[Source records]

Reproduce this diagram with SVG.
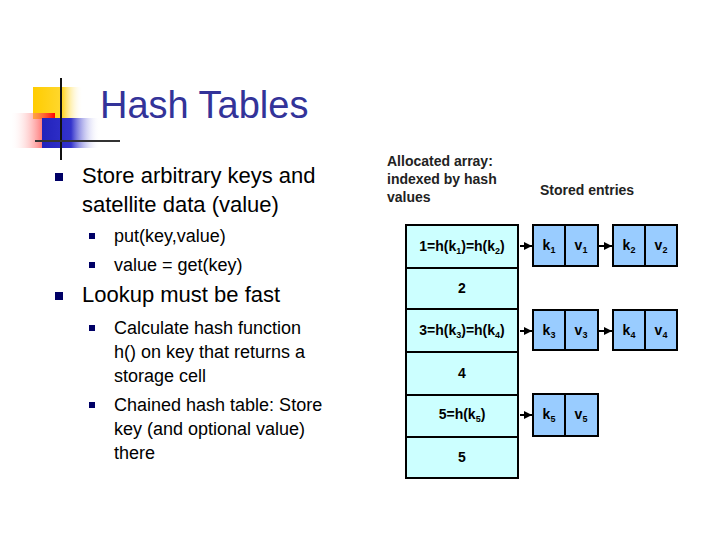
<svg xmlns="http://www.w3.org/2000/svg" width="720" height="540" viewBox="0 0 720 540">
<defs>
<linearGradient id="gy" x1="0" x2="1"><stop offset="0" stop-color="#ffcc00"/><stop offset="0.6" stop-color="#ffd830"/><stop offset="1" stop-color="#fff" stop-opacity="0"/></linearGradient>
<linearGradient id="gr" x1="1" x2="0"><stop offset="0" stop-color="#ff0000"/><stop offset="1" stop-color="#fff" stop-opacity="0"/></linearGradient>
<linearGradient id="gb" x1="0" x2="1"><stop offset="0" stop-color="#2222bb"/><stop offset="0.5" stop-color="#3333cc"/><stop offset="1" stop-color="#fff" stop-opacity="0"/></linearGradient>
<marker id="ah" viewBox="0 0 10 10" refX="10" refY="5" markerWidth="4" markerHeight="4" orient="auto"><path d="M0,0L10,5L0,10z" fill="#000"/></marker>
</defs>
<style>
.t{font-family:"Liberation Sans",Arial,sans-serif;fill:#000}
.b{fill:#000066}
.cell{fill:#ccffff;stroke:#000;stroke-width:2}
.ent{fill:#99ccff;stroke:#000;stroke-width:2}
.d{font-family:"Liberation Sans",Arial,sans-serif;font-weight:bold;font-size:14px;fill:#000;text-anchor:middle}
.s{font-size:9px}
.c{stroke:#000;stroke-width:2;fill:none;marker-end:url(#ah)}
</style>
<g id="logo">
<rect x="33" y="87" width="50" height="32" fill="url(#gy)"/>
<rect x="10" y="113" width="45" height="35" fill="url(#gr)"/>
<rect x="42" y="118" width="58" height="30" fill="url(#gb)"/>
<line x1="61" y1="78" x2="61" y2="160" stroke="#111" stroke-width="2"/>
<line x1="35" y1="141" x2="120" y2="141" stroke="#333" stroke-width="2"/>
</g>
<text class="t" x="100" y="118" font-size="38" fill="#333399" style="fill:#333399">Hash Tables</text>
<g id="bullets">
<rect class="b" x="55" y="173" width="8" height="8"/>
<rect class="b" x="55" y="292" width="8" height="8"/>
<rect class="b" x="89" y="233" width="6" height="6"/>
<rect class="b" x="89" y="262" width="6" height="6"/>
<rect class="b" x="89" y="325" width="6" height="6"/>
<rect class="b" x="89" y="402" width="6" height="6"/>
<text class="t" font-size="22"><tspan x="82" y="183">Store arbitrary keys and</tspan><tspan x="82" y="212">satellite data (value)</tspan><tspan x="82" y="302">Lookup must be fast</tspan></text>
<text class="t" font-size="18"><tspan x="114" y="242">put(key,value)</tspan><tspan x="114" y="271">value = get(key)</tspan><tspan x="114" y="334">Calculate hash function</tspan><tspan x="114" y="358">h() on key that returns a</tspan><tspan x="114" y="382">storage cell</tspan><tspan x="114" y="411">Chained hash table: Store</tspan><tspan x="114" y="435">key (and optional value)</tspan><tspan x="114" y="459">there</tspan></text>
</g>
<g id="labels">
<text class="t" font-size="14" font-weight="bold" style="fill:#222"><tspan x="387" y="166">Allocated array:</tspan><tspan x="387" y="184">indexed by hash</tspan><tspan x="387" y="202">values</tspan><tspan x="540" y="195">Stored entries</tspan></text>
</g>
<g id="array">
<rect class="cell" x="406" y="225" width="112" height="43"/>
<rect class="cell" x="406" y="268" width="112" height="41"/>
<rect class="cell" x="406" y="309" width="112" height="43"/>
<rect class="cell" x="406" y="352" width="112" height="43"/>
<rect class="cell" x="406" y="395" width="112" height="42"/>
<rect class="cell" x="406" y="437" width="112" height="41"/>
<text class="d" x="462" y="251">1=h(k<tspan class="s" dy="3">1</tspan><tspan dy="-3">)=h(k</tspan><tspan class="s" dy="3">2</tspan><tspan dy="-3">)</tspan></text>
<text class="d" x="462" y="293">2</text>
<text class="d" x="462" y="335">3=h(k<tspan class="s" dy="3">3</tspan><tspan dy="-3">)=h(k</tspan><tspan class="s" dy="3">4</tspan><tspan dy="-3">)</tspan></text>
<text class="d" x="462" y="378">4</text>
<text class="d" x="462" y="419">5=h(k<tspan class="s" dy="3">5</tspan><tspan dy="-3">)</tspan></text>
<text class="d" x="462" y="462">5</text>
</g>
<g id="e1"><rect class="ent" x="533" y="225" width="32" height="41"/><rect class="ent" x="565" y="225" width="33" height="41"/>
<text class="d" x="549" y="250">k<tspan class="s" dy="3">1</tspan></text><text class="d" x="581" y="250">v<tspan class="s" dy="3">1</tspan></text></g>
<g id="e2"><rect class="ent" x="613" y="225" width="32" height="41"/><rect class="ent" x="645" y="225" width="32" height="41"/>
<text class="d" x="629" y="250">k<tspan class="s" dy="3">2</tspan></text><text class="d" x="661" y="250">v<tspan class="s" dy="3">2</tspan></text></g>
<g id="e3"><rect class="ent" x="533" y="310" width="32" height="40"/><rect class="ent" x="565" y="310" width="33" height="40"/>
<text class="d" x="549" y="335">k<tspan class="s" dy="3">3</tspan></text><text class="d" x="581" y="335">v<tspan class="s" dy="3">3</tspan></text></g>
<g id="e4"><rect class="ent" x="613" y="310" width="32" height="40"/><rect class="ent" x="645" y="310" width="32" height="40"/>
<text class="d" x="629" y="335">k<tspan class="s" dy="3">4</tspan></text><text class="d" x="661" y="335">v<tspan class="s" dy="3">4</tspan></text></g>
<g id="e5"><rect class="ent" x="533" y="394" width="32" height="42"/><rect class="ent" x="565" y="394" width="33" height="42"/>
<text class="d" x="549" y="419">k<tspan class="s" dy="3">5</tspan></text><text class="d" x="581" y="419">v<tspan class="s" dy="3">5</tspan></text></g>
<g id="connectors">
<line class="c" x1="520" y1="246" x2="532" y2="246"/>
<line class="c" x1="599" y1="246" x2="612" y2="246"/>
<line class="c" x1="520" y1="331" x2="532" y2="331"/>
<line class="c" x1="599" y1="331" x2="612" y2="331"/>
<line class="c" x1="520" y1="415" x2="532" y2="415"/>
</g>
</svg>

---

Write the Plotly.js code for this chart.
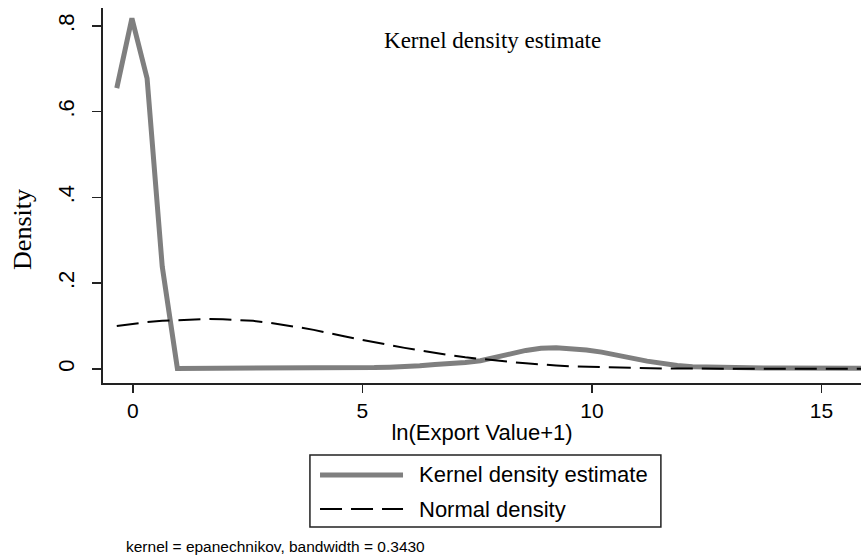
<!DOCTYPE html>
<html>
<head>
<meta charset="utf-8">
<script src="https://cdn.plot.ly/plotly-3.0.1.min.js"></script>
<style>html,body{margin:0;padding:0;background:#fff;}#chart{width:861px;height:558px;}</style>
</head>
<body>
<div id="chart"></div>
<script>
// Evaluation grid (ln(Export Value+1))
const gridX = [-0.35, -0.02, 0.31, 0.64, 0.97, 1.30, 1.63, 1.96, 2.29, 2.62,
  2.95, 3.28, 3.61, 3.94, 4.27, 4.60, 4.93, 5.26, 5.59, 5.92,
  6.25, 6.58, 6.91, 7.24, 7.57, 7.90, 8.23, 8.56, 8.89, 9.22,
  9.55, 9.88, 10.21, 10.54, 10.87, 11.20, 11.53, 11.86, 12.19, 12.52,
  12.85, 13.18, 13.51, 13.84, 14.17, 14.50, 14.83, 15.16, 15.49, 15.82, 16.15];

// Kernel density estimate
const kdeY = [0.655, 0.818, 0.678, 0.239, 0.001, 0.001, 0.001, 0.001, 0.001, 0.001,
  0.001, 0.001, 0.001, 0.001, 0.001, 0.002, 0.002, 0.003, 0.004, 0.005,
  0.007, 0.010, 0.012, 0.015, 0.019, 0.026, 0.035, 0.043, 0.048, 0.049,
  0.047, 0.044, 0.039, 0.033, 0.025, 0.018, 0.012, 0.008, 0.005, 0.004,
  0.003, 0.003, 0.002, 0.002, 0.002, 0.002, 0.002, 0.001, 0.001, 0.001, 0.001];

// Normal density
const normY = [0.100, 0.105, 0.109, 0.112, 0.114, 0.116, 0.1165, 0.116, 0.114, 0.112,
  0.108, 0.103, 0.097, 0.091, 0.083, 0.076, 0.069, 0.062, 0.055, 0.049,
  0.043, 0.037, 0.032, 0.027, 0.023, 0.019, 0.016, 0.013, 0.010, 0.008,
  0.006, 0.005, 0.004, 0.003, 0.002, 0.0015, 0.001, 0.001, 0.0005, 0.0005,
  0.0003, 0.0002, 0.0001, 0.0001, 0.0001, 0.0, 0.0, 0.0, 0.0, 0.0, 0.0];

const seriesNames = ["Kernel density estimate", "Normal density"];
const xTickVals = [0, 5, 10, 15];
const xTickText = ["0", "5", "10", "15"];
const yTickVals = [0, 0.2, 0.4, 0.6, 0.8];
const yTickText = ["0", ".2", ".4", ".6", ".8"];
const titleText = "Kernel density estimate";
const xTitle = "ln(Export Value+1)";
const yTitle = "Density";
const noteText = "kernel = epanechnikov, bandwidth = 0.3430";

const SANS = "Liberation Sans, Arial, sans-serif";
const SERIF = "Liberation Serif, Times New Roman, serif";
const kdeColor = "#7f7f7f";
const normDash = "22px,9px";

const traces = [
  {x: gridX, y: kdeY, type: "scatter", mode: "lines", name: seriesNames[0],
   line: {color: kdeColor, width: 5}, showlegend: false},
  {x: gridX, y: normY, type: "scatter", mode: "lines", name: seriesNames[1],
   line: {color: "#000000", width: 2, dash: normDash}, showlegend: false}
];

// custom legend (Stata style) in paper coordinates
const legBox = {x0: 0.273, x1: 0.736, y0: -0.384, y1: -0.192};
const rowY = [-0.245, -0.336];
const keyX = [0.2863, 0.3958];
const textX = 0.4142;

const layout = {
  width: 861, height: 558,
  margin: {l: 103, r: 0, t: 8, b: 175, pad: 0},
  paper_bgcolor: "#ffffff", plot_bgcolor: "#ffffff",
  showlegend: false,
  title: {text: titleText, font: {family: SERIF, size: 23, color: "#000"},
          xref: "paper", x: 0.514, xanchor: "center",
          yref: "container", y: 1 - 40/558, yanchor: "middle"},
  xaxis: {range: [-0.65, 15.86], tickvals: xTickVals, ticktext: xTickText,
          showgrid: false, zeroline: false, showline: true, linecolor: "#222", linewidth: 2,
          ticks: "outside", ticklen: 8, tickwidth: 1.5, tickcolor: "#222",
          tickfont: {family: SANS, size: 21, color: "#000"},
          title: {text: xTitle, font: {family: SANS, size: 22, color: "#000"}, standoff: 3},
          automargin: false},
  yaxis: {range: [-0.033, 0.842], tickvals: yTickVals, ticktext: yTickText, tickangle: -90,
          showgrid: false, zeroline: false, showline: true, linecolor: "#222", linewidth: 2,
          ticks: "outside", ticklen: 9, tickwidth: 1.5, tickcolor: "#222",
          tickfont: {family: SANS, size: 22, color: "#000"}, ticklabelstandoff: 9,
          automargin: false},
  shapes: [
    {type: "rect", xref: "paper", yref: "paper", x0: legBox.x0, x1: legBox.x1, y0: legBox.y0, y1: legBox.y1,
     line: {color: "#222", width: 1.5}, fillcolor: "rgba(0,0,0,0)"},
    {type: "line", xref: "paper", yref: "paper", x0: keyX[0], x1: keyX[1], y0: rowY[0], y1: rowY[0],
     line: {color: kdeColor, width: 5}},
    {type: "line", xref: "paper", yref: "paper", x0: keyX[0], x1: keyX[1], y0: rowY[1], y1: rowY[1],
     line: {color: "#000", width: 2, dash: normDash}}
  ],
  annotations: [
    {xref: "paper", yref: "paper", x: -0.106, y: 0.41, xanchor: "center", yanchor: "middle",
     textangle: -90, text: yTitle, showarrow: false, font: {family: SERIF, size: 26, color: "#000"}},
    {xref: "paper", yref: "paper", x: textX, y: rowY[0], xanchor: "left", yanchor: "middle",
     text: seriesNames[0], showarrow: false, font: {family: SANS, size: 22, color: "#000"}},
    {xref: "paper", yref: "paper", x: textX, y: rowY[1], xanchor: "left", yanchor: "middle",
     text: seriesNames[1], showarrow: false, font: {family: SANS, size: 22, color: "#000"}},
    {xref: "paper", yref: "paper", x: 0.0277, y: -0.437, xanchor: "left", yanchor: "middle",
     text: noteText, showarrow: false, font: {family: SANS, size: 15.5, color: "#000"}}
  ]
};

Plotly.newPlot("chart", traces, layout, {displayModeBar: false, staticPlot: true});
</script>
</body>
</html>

[Instructions to follow]
Pick out every line above that contains the word "this" and copy it.

[Task solution]
Reproduce this diagram with SVG.
Write the Plotly.js code for this chart.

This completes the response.